The moment of tragedy is obvious, and its kinship to old folksongs from the Wild West is, too. The famous song “Lily of the West” has a saga-like quality. A cowboy falls in love with Flora, the Lily of the West, but she cheats on him. In order to defend his honour, the cowboy slays Flora’s new lover. At the trial Flora “swears his life away” as a revenge. Actually, the sagas are full of the likes of Flora: proud, powerful and revengeful women. One of the most interesting which is Gudrún, the basic protagonist of The Saga of the Laxdaela Family. Gudrún is betrothed to a dreamboat of a Viking called Kjartan. But dreamboats are unsteady vessels: he lets her down in a big way. Heartbroken, she marries his bloodbrother Bolli and urges him to kill Kjartan as revenge. He does so out of love for Gudrún and is plagued by a bad conscience for the rest of life. After Bolli’s death she marries twice. When she is an old woman her son asks her “whom of your husband did you love most?”. She replied “I behaved the worst towards the one I loved the most”. Implied is that her forcing Bolli to kill his bloodbrother was a foul deed, not least because it hurt him (Bolli) so deeply.

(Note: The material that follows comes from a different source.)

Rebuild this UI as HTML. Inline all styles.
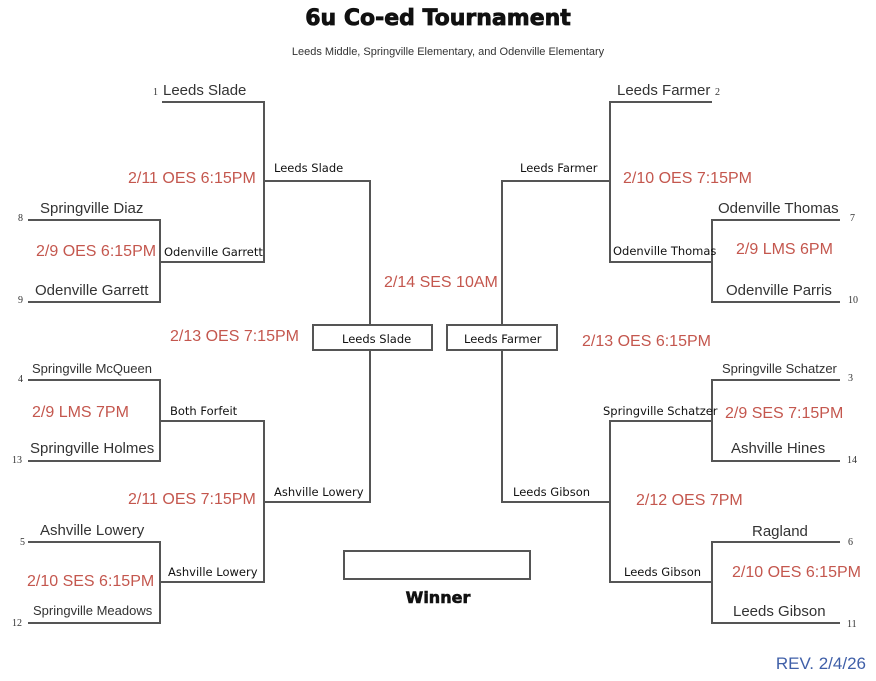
<!DOCTYPE html>
<html><head><meta charset="utf-8"><style>
html,body{margin:0;padding:0;background:#fff;}
svg{display:block;}
.t{font-family:"Liberation Sans",sans-serif;font-size:15px;fill:#333;}
.ts{font-family:"Liberation Sans",sans-serif;font-size:13px;fill:#333;}
.s{font-family:"DejaVu Sans",sans-serif;font-size:11.5px;fill:#111;}
.r{font-family:"Liberation Sans",sans-serif;font-size:16px;fill:#c4574e;}
.n{font-family:"Liberation Serif",serif;font-size:10px;fill:#333;}
</style></head><body>
<svg width="876" height="681" viewBox="0 0 876 681" xmlns="http://www.w3.org/2000/svg">
<g stroke="#555" stroke-width="2" fill="none">
<path d="M162 102H264V262H160M28 220H160V302H28M264 181H370V325M370 350V502H264M28 380H160V461H28M160 421H264V582H160M28 542H160V623H28"/>
<path d="M712 102H610V262H712M840 220H712V302H840M610 181H502V325M502 350V502H610M840 380H712V461H840M712 421H610V582H712M840 542H712V623H840"/>
<rect x="313" y="325" width="119" height="25"/>
<rect x="447" y="325" width="110" height="25"/>
<rect x="344" y="551" width="186" height="28"/>
</g>
<text x="438" y="25" text-anchor="middle" style="font-family:'DejaVu Sans',sans-serif;font-weight:900;font-size:22px;fill:#111;stroke:#111;stroke-width:0.8">6u Co-ed Tournament</text>
<text x="448" y="55" text-anchor="middle" style="font-family:'Liberation Sans',sans-serif;font-size:11px;fill:#333">Leeds Middle, Springville Elementary, and Odenville Elementary</text>
<text x="438" y="603" text-anchor="middle" style="font-family:'DejaVu Sans',sans-serif;font-weight:900;font-size:16px;fill:#111;stroke:#111;stroke-width:0.6">Winner</text>
<text x="866" y="669" text-anchor="end" style="font-family:'Liberation Sans',sans-serif;font-size:17px;fill:#3f5fa8">REV. 2/4/26</text>

<text class="n" x="153" y="95">1</text><text class="t" x="163" y="95">Leeds Slade</text>
<text class="n" x="18" y="221">8</text><text class="t" x="40" y="213">Springville Diaz</text>
<text class="n" x="18" y="303">9</text><text class="t" x="35" y="295">Odenville Garrett</text>
<text class="n" x="18" y="382">4</text><text class="ts" x="32" y="373">Springville McQueen</text>
<text class="n" x="12" y="463">13</text><text class="t" x="30" y="453">Springville Holmes</text>
<text class="n" x="20" y="545">5</text><text class="t" x="40" y="535">Ashville Lowery</text>
<text class="n" x="12" y="626">12</text><text class="ts" x="33" y="615">Springville Meadows</text>

<text class="n" x="715" y="95">2</text><text class="t" x="617" y="95">Leeds Farmer</text>
<text class="n" x="850" y="221">7</text><text class="t" x="718" y="213">Odenville Thomas</text>
<text class="n" x="848" y="303">10</text><text class="t" x="726" y="295">Odenville Parris</text>
<text class="n" x="848" y="381">3</text><text class="ts" x="722" y="373">Springville Schatzer</text>
<text class="n" x="847" y="463">14</text><text class="t" x="731" y="453">Ashville Hines</text>
<text class="n" x="848" y="545">6</text><text class="t" x="752" y="536">Ragland</text>
<text class="n" x="847" y="627">11</text><text class="t" x="733" y="616">Leeds Gibson</text>

<text class="s" x="274" y="172">Leeds Slade</text>
<text class="s" x="164" y="256">Odenville Garrett</text>
<text class="s" x="170" y="415">Both Forfeit</text>
<text class="s" x="274" y="496">Ashville Lowery</text>
<text class="s" x="168" y="576">Ashville Lowery</text>
<text class="s" x="342" y="343">Leeds Slade</text>
<text class="s" x="464" y="343">Leeds Farmer</text>
<text class="s" x="520" y="172">Leeds Farmer</text>
<text class="s" x="613" y="255">Odenville Thomas</text>
<text class="s" x="603" y="415">Springville Schatzer</text>
<text class="s" x="513" y="496">Leeds Gibson</text>
<text class="s" x="624" y="576">Leeds Gibson</text>

<text class="r" x="128" y="183">2/11 OES 6:15PM</text>
<text class="r" x="36" y="256">2/9 OES 6:15PM</text>
<text class="r" x="170" y="341">2/13 OES 7:15PM</text>
<text class="r" x="32" y="417">2/9 LMS 7PM</text>
<text class="r" x="128" y="504">2/11 OES 7:15PM</text>
<text class="r" x="27" y="586">2/10 SES 6:15PM</text>
<text class="r" x="384" y="287">2/14 SES 10AM</text>
<text class="r" x="623" y="183">2/10 OES 7:15PM</text>
<text class="r" x="736" y="254">2/9 LMS 6PM</text>
<text class="r" x="582" y="346">2/13 OES 6:15PM</text>
<text class="r" x="725" y="418">2/9 SES 7:15PM</text>
<text class="r" x="636" y="505">2/12 OES 7PM</text>
<text class="r" x="732" y="577">2/10 OES 6:15PM</text>
</svg>
</body></html>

Let us go back to the comparison of Westerns and Northerns. Another feature that the Cowboys and the Vikings share is that they do not speak much; if they do they speak it is in an ironic fashion — understatement is the name of the game. Gestures and looks are often more important than words. Thus in the Saga of Egill, the mimic and gestures of the great Viking-poet Egill Skallagrímsson show that he is contemplating the killing of the Anglo-Saxon king, Athelstone. Of course, the Viking does not utter a single word, he knew that talk was cheap. Compare this to Westerns like Big Country where the characters communicate with their eyes, not their tongues. Think also about Clint Eastwood’s mute characters in the Spaghetti Westerns. Further, the Northerns and the Westerns have in common the fact that a substantial part of the action takes place on horseback. In the Saga of Burnt-Njal, an isolated farm is encircled by horsemen who set the farm ablaze with burning arrows. The analogy to the classical Indian attack on the settlers’ wagons is clear.

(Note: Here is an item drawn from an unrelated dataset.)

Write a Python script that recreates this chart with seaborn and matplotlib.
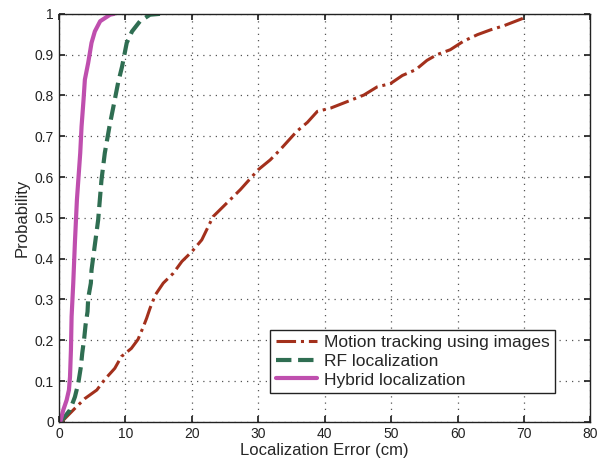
import pandas as pd
import seaborn as sns
import matplotlib.pyplot as plt

# CDF curves (x = error in cm, y = probability)
motion_x = [0.4, 2.4, 3.9, 5.7, 6.9, 8.4, 9.4, 10.9, 11.9, 12.7, 13.2, 13.7, 14.5,
            15.7, 17.2, 18.5, 20.0, 21.5, 23.2, 27.3, 30.0, 31.8, 33.3, 35.8, 37.4,
            38.9, 40.9, 43.1, 45.9, 47.9, 49.9, 51.7, 53.7, 55.4, 56.9, 58.9, 60.9,
            63.0, 65.0, 67.0, 70.0]
motion_y = [0.0, 0.033, 0.057, 0.078, 0.104, 0.131, 0.16, 0.18, 0.202, 0.233, 0.254,
            0.278, 0.311, 0.34, 0.364, 0.393, 0.417, 0.446, 0.503, 0.569, 0.618,
            0.642, 0.667, 0.712, 0.734, 0.761, 0.769, 0.783, 0.801, 0.821, 0.829,
            0.849, 0.863, 0.886, 0.900, 0.912, 0.933, 0.949, 0.961, 0.971, 0.99]

rf_x = [0.2, 0.65, 1.66, 2.4, 2.9, 3.3, 3.5, 3.8, 4.0, 4.3, 4.4, 4.8, 4.9, 5.2, 5.9,
        6.4, 6.9, 7.6, 8.2, 8.9, 9.5, 10.2, 11.0, 12.2, 13.7, 15.2]
rf_y = [0.0, 0.008, 0.029, 0.061, 0.094, 0.135, 0.168, 0.205, 0.237, 0.27, 0.303,
        0.34, 0.372, 0.409, 0.495, 0.593, 0.659, 0.724, 0.773, 0.831, 0.871, 0.929,
        0.957, 0.982, 0.998, 1.0]

hybrid_x = [0.2, 0.65, 1.15, 1.5, 1.66, 1.8, 1.9, 2.15, 2.4, 2.7, 3.2, 3.4, 3.7,
            3.9, 4.4, 4.9, 5.4, 6.2, 7.7, 8.3]
hybrid_y = [0.0, 0.029, 0.053, 0.078, 0.11, 0.176, 0.258, 0.34, 0.44, 0.544, 0.659,
            0.724, 0.79, 0.839, 0.88, 0.929, 0.957, 0.982, 0.998, 1.0]

labels = ["Motion tracking using images", "RF localization", "Hybrid localization"]

sns.set_theme(style="ticks")
plt.rcParams['font.family'] = ['Liberation Sans', 'DejaVu Sans']

fig = plt.figure(figsize=(6.08, 4.62), dpi=100)
ax = fig.add_axes([0.097, 0.087, 0.874, 0.883])

sns.lineplot(x=motion_x, y=motion_y, ax=ax, color="#A3301C", linestyle="-.",
             linewidth=2.2, sort=False, estimator=None, label=labels[0])
sns.lineplot(x=rf_x, y=rf_y, ax=ax, color="#2F6E52", linestyle="--",
             linewidth=3, sort=False, estimator=None, label=labels[1])
sns.lineplot(x=hybrid_x, y=hybrid_y, ax=ax, color="#BF4FAE", linestyle="-",
             linewidth=3, sort=False, estimator=None, label=labels[2])

ax.set_xlim(0, 80)
ax.set_ylim(0, 1)
ax.set_xticks(range(0, 81, 10))
ax.set_yticks([i / 10 for i in range(11)])
ax.set_yticklabels(["0", "0.1", "0.2", "0.3", "0.4", "0.5", "0.6", "0.7", "0.8", "0.9", "1"])
ax.grid(True, linestyle=(0, (1, 4)), color="#555555", linewidth=0.9)
ax.tick_params(direction="in", top=True, right=True, labelsize=10, length=4,
               colors="#222222")
for s in ax.spines.values():
    s.set_linewidth(1.0)
    s.set_color("#222222")

ax.set_xlabel("Localization Error (cm)", fontsize=12, labelpad=2)
ax.set_ylabel("Probability", fontsize=12, labelpad=4)

leg = ax.legend(loc="lower right", bbox_to_anchor=(0.95, 0.05), fontsize=12.5,
                fancybox=False, framealpha=1, edgecolor="#222222",
                handlelength=2.4, borderpad=0.3, labelspacing=0.2,
                handletextpad=0.4)
leg.get_frame().set_linewidth(1.0)

fig.savefig("out.png", dpi=100)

We know why the Westerns were made. They were partly made for profit, and partly because a young nation needed to define itself. Possibly the sagas were written for the same reasons. Be that as it may, for some reason the Icelanders had a strange mania for writing during the Middle Ages. This culture was a non-visual one; it venerated the word and ignored the image. There were hardly any drawings being drawn, paintings being painted, or sculptures being carved. The Icelanders just wrote, wrote, wrote, about the Viking heroes, the Nordic kings, and the Old Norse gods.

I once heard someone say that a classical work of art is an artwork which can be “re-functioned”. This means that a classical artwork can move with the times, play different roles in different epochs. The sagas certainly have changed functions in the course of time. As I suggested, we do not know their original role; for all we know they might have been written with the didactic purpose of teaching young warriors masculine virtues. The sagas had in all probability also entertainment value; they certainly functioned as action stories for Icelandic peasants in later times. In the next to last century they also acquired a patriotic function; they were read as the remainders of the presumed golden age of medieval Iceland, when the country was an independent state (it later came under Norwegian and Danish overlordship). Later, intellectuals began to “market” the sagas as works of art, realistic proto-novels or “docudramas”. Such claims can be disputed, but not that the sagas have played all kinds of roles through the ages. These are the books for all times, the time of sowing and the time of reaping, the time of living and the time of dying, the time of reading and the time of writing.

Ladies and gentlemen! May I present to you the fabulous, fantastic, thrilling, fulfilling, sagas of the Icelanders, coming soon to a bookstore next to you!